→ **Your objective**: Take the listing from its first line through the line that contains "a_yticks = [0, 0.2, 0.4, 0.6, 0.8, 1]" and please retype those lines exactly, leaving out the pictures.

→ **Data extract**:
----------------
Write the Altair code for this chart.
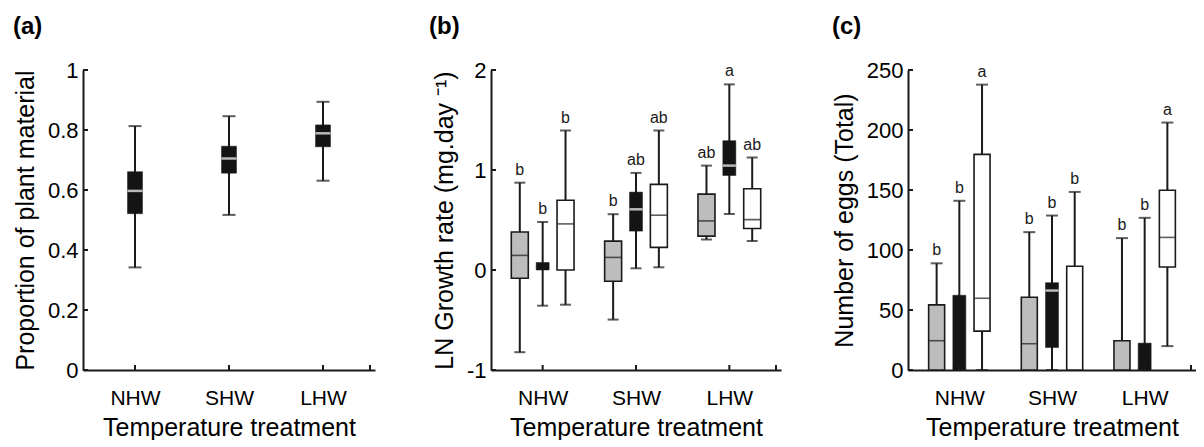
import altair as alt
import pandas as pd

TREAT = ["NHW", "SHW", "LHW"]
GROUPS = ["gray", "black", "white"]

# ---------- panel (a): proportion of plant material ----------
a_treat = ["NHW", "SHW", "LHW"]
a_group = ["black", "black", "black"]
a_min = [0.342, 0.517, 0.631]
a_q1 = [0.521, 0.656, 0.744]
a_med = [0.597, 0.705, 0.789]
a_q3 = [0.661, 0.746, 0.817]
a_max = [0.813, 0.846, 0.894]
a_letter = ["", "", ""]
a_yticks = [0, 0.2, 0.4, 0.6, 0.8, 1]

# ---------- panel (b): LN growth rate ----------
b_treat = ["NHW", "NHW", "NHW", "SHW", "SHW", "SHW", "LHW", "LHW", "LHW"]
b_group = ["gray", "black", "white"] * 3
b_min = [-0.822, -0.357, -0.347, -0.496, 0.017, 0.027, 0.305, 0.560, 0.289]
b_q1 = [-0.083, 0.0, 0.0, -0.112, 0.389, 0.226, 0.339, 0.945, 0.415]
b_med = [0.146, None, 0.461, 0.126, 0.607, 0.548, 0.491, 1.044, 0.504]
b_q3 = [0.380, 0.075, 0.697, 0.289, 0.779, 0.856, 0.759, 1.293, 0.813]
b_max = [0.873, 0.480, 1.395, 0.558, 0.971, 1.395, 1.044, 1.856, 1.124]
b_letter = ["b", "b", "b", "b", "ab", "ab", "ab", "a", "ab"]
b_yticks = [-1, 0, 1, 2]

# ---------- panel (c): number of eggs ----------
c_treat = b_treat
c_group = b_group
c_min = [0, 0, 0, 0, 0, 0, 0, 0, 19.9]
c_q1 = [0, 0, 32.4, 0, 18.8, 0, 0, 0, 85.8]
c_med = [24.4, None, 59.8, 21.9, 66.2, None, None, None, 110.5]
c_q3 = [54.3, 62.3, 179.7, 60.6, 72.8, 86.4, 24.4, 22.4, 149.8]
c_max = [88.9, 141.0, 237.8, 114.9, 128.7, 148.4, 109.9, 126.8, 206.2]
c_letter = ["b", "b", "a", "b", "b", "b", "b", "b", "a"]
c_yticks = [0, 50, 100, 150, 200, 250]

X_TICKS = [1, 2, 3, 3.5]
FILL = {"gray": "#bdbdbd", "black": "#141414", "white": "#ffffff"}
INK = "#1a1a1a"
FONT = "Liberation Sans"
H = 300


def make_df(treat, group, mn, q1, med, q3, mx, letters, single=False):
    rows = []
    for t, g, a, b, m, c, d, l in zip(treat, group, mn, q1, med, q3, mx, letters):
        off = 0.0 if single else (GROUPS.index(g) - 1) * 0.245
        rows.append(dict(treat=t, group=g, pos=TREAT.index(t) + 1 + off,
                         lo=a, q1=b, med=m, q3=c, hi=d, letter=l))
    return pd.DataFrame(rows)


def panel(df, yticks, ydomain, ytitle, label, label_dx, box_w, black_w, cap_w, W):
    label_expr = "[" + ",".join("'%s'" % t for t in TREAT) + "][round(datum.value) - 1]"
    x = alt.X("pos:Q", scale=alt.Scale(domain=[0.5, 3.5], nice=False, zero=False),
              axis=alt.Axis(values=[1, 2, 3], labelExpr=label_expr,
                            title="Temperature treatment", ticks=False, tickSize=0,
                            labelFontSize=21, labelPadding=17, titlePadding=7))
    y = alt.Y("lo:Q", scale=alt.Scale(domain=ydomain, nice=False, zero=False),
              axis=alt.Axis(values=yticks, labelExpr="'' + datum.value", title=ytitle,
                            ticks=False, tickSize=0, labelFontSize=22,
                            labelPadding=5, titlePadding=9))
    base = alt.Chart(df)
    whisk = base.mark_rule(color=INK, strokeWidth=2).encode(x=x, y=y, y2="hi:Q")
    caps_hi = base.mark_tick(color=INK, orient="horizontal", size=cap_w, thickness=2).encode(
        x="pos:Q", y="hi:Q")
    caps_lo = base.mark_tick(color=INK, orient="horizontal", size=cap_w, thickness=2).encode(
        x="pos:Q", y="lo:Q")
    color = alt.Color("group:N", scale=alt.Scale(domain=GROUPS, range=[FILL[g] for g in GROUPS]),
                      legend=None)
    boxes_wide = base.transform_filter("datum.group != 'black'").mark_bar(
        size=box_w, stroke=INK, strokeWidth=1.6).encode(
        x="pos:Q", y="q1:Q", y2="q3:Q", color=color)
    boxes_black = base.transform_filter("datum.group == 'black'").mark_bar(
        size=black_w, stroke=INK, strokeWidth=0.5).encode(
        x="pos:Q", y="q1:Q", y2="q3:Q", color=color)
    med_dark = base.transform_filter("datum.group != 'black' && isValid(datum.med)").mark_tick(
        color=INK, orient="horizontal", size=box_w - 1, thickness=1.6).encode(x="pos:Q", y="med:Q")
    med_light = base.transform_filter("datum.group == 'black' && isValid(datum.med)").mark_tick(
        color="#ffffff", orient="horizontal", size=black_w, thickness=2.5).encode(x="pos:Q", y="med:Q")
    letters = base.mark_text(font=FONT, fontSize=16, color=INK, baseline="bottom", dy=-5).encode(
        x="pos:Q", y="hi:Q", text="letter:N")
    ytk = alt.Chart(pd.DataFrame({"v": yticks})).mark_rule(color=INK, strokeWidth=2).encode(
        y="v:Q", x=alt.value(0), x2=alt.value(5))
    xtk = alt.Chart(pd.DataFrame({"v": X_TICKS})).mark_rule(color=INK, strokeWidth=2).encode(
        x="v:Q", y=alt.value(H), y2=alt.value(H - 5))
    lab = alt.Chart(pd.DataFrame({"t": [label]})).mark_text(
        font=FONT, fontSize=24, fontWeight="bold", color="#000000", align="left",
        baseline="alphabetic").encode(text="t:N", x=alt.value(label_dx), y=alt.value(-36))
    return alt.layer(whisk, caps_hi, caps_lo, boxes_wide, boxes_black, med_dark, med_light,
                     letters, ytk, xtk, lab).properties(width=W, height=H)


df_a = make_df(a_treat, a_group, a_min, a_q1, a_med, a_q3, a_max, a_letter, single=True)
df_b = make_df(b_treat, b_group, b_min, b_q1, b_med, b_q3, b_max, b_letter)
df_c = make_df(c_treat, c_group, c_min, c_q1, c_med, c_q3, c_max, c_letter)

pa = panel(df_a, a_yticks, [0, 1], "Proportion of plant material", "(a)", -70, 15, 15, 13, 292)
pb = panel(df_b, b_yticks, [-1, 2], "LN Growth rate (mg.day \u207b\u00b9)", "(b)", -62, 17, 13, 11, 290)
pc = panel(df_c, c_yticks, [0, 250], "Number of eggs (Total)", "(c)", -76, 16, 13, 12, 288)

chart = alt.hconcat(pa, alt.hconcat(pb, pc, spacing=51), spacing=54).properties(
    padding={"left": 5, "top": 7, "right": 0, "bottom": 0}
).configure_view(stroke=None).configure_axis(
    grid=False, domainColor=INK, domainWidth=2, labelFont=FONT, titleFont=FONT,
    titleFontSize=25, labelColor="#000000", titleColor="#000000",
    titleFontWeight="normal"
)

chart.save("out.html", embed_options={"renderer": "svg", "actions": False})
----------------
→ **Result of this exercise**:
Write the Altair code for this chart.
import altair as alt
import pandas as pd

TREAT = ["NHW", "SHW", "LHW"]
GROUPS = ["gray", "black", "white"]

# ---------- panel (a): proportion of plant material ----------
a_treat = ["NHW", "SHW", "LHW"]
a_group = ["black", "black", "black"]
a_min = [0.342, 0.517, 0.631]
a_q1 = [0.521, 0.656, 0.744]
a_med = [0.597, 0.705, 0.789]
a_q3 = [0.661, 0.746, 0.817]
a_max = [0.813, 0.846, 0.894]
a_letter = ["", "", ""]
a_yticks = [0, 0.2, 0.4, 0.6, 0.8, 1]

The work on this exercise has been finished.